## EXERCISE PROMPT
Everything from the line containing "Convert this chart to matplotlib code." through the line containing "4.1, 2.7, 2.9]" must be written out exactly, and nothing more; leave any pictures out.

## ENTRIES
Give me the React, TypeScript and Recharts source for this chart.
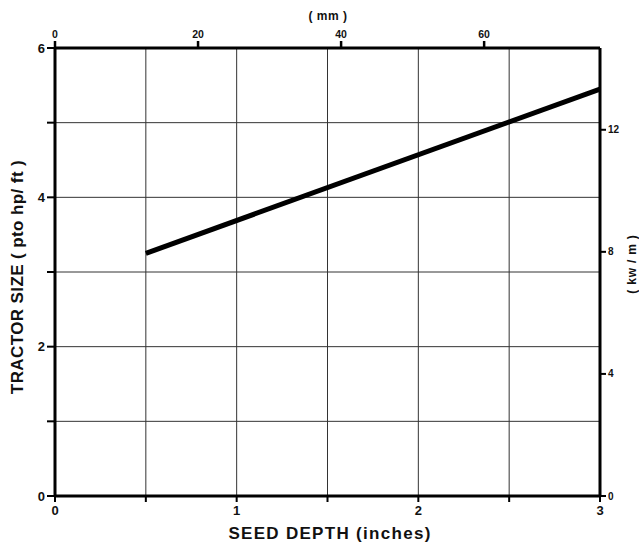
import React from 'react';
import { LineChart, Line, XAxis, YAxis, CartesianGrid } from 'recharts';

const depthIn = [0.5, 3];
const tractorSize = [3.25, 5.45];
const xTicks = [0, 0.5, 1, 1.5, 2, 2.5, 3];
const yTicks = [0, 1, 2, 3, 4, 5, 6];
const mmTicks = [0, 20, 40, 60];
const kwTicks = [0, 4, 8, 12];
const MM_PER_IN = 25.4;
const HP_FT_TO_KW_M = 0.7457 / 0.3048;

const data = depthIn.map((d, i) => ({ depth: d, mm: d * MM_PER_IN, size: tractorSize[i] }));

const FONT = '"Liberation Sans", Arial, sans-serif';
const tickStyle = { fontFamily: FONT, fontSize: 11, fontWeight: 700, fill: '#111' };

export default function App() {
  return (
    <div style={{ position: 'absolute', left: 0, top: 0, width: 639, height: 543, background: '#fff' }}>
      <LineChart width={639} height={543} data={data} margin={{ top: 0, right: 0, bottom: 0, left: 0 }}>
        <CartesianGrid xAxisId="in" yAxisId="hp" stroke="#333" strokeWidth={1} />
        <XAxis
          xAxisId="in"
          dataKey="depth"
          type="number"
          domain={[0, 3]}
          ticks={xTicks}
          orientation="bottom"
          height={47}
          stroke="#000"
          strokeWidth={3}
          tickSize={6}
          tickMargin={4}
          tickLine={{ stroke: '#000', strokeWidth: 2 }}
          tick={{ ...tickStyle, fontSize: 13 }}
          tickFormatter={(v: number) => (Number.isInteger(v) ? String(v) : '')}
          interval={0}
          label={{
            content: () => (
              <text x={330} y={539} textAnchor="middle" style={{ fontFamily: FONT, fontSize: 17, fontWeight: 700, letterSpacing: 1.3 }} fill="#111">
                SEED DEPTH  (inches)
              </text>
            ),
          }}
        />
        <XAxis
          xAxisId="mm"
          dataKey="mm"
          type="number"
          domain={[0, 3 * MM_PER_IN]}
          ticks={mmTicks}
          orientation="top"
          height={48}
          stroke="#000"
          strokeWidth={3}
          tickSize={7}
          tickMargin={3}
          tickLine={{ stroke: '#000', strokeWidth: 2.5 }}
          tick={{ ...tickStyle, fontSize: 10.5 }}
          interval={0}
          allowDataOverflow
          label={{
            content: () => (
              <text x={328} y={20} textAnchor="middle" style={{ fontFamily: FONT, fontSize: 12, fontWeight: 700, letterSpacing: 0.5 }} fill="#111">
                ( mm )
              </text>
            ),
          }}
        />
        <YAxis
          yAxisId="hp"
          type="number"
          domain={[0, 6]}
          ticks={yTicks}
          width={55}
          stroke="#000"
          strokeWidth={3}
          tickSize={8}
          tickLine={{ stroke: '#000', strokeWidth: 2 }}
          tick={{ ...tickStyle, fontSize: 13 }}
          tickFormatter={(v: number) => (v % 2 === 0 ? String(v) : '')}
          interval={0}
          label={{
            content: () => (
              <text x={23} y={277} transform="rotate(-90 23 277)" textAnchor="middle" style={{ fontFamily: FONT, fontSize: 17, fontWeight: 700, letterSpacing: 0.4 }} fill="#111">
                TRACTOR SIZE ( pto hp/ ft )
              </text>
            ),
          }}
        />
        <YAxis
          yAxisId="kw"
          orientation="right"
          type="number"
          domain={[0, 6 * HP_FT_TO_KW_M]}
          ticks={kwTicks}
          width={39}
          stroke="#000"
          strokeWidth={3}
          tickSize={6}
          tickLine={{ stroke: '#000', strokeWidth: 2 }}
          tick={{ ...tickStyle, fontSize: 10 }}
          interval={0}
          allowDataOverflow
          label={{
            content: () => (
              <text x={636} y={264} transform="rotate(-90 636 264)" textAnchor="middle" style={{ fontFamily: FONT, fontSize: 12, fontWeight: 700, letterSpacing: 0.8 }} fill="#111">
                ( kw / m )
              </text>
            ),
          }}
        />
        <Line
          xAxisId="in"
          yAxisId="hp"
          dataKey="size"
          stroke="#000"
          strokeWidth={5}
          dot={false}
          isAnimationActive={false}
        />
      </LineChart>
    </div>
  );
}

...

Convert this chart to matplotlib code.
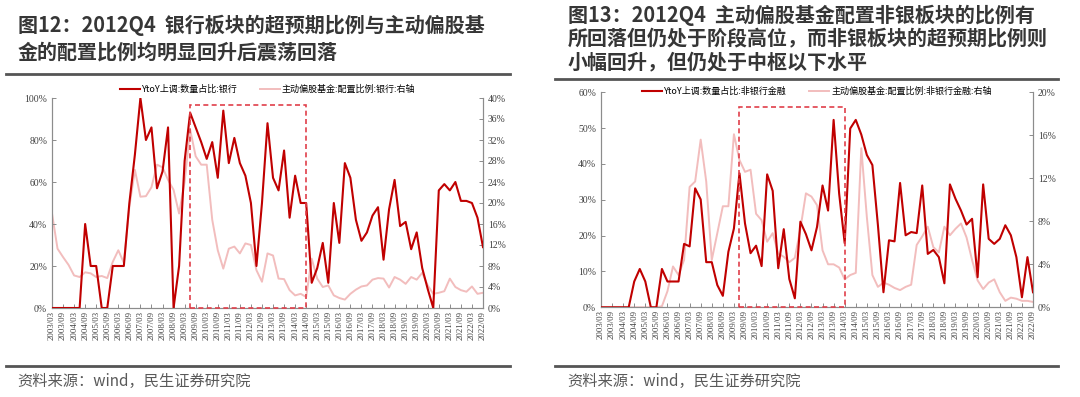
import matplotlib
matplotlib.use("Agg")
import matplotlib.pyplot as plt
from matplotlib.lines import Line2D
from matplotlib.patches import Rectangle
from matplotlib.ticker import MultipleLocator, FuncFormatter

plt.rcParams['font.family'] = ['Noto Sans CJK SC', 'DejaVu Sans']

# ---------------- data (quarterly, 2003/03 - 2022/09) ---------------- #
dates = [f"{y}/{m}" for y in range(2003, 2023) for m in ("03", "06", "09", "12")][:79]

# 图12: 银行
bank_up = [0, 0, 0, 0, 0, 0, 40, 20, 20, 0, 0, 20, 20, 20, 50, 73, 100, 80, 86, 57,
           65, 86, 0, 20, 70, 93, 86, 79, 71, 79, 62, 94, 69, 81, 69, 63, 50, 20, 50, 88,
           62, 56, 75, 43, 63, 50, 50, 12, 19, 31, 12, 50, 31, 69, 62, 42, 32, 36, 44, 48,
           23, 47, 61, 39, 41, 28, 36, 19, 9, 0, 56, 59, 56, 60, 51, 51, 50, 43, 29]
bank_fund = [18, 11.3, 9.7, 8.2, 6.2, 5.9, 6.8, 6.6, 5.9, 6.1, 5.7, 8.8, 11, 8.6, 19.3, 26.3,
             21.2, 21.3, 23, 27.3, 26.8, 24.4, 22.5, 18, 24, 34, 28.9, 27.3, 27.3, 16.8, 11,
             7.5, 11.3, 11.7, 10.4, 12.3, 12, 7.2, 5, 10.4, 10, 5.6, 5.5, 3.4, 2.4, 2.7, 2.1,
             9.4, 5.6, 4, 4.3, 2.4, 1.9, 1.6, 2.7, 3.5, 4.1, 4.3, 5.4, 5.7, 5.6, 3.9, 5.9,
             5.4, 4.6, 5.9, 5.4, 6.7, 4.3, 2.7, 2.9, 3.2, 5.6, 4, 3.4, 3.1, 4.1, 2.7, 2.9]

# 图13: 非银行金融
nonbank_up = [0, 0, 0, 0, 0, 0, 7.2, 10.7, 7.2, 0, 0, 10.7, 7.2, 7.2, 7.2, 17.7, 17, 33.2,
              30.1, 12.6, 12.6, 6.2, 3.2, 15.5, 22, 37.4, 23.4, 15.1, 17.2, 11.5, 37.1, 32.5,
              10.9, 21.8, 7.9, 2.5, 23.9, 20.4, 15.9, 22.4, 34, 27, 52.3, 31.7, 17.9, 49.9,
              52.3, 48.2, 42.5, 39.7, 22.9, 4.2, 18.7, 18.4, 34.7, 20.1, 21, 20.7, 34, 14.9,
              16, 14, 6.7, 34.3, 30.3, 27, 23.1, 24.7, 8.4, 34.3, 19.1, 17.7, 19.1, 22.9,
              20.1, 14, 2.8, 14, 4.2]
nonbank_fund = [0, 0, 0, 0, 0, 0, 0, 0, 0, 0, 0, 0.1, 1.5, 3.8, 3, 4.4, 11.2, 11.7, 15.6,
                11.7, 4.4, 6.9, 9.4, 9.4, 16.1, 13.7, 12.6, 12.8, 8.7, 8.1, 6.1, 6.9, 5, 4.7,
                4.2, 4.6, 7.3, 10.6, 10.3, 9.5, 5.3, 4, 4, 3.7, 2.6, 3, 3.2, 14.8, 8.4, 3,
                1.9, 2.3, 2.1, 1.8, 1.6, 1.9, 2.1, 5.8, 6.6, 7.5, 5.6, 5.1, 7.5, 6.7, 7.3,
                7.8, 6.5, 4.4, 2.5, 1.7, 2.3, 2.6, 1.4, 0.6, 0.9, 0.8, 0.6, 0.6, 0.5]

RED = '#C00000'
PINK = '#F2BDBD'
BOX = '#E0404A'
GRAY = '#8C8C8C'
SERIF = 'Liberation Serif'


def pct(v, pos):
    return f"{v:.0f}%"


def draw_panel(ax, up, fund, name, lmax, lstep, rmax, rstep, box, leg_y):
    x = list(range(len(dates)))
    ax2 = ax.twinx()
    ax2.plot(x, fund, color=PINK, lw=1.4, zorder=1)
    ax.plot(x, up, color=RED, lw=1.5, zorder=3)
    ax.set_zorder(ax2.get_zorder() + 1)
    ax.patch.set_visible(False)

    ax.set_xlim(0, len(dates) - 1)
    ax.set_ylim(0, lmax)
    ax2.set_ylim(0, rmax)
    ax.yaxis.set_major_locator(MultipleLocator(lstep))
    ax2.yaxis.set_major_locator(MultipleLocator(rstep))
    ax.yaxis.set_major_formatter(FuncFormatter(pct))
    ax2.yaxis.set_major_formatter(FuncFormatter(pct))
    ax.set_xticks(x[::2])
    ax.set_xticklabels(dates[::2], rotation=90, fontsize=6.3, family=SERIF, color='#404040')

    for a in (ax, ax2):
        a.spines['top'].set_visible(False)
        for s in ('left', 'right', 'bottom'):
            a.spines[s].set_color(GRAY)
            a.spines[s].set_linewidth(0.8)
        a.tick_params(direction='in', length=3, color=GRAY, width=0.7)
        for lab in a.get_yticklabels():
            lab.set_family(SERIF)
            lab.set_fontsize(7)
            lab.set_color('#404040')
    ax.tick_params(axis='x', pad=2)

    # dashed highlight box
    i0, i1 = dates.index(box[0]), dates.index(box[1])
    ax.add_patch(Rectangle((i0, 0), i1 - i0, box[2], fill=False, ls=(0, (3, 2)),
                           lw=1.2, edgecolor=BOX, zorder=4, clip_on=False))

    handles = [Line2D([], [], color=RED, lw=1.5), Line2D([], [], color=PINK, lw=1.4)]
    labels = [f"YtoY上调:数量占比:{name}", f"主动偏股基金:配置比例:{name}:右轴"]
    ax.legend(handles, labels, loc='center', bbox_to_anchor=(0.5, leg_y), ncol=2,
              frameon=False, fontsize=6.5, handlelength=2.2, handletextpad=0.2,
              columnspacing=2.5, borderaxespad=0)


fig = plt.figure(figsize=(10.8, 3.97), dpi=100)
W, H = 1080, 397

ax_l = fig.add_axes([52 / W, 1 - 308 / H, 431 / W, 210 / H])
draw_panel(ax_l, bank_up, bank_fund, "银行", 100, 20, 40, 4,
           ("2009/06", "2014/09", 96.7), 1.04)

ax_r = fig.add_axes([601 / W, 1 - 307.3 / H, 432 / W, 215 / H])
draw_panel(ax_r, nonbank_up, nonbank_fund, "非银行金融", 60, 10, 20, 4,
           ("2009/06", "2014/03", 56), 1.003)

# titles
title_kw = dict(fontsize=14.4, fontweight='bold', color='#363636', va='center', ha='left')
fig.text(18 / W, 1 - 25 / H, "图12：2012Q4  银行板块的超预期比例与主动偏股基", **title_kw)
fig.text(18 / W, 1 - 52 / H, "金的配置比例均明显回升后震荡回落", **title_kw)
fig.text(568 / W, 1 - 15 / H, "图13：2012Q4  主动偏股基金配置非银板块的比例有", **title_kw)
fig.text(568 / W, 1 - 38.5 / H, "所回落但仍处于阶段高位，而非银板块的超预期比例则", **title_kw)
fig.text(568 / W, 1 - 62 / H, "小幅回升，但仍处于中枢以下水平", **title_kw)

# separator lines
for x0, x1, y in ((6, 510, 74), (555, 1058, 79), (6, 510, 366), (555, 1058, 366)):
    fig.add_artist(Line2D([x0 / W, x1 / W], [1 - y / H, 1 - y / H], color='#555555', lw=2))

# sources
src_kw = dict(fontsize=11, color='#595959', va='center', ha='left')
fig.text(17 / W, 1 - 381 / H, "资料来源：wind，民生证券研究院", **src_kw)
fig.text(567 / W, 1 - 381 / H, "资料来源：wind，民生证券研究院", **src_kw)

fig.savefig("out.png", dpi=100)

## FINAL RESULT
Convert this chart to matplotlib code.
import matplotlib
matplotlib.use("Agg")
import matplotlib.pyplot as plt
from matplotlib.lines import Line2D
from matplotlib.patches import Rectangle
from matplotlib.ticker import MultipleLocator, FuncFormatter

plt.rcParams['font.family'] = ['Noto Sans CJK SC', 'DejaVu Sans']

# ---------------- data (quarterly, 2003/03 - 2022/09) ---------------- #
dates = [f"{y}/{m}" for y in range(2003, 2023) for m in ("03", "06", "09", "12")][:79]

# 图12: 银行
bank_up = [0, 0, 0, 0, 0, 0, 40, 20, 20, 0, 0, 20, 20, 20, 50, 73, 100, 80, 86, 57,
           65, 86, 0, 20, 70, 93, 86, 79, 71, 79, 62, 94, 69, 81, 69, 63, 50, 20, 50, 88,
           62, 56, 75, 43, 63, 50, 50, 12, 19, 31, 12, 50, 31, 69, 62, 42, 32, 36, 44, 48,
           23, 47, 61, 39, 41, 28, 36, 19, 9, 0, 56, 59, 56, 60, 51, 51, 50, 43, 29]
bank_fund = [18, 11.3, 9.7, 8.2, 6.2, 5.9, 6.8, 6.6, 5.9, 6.1, 5.7, 8.8, 11, 8.6, 19.3, 26.3,
             21.2, 21.3, 23, 27.3, 26.8, 24.4, 22.5, 18, 24, 34, 28.9, 27.3, 27.3, 16.8, 11,
             7.5, 11.3, 11.7, 10.4, 12.3, 12, 7.2, 5, 10.4, 10, 5.6, 5.5, 3.4, 2.4, 2.7, 2.1,
             9.4, 5.6, 4, 4.3, 2.4, 1.9, 1.6, 2.7, 3.5, 4.1, 4.3, 5.4, 5.7, 5.6, 3.9, 5.9,
             5.4, 4.6, 5.9, 5.4, 6.7, 4.3, 2.7, 2.9, 3.2, 5.6, 4, 3.4, 3.1, 4.1, 2.7, 2.9]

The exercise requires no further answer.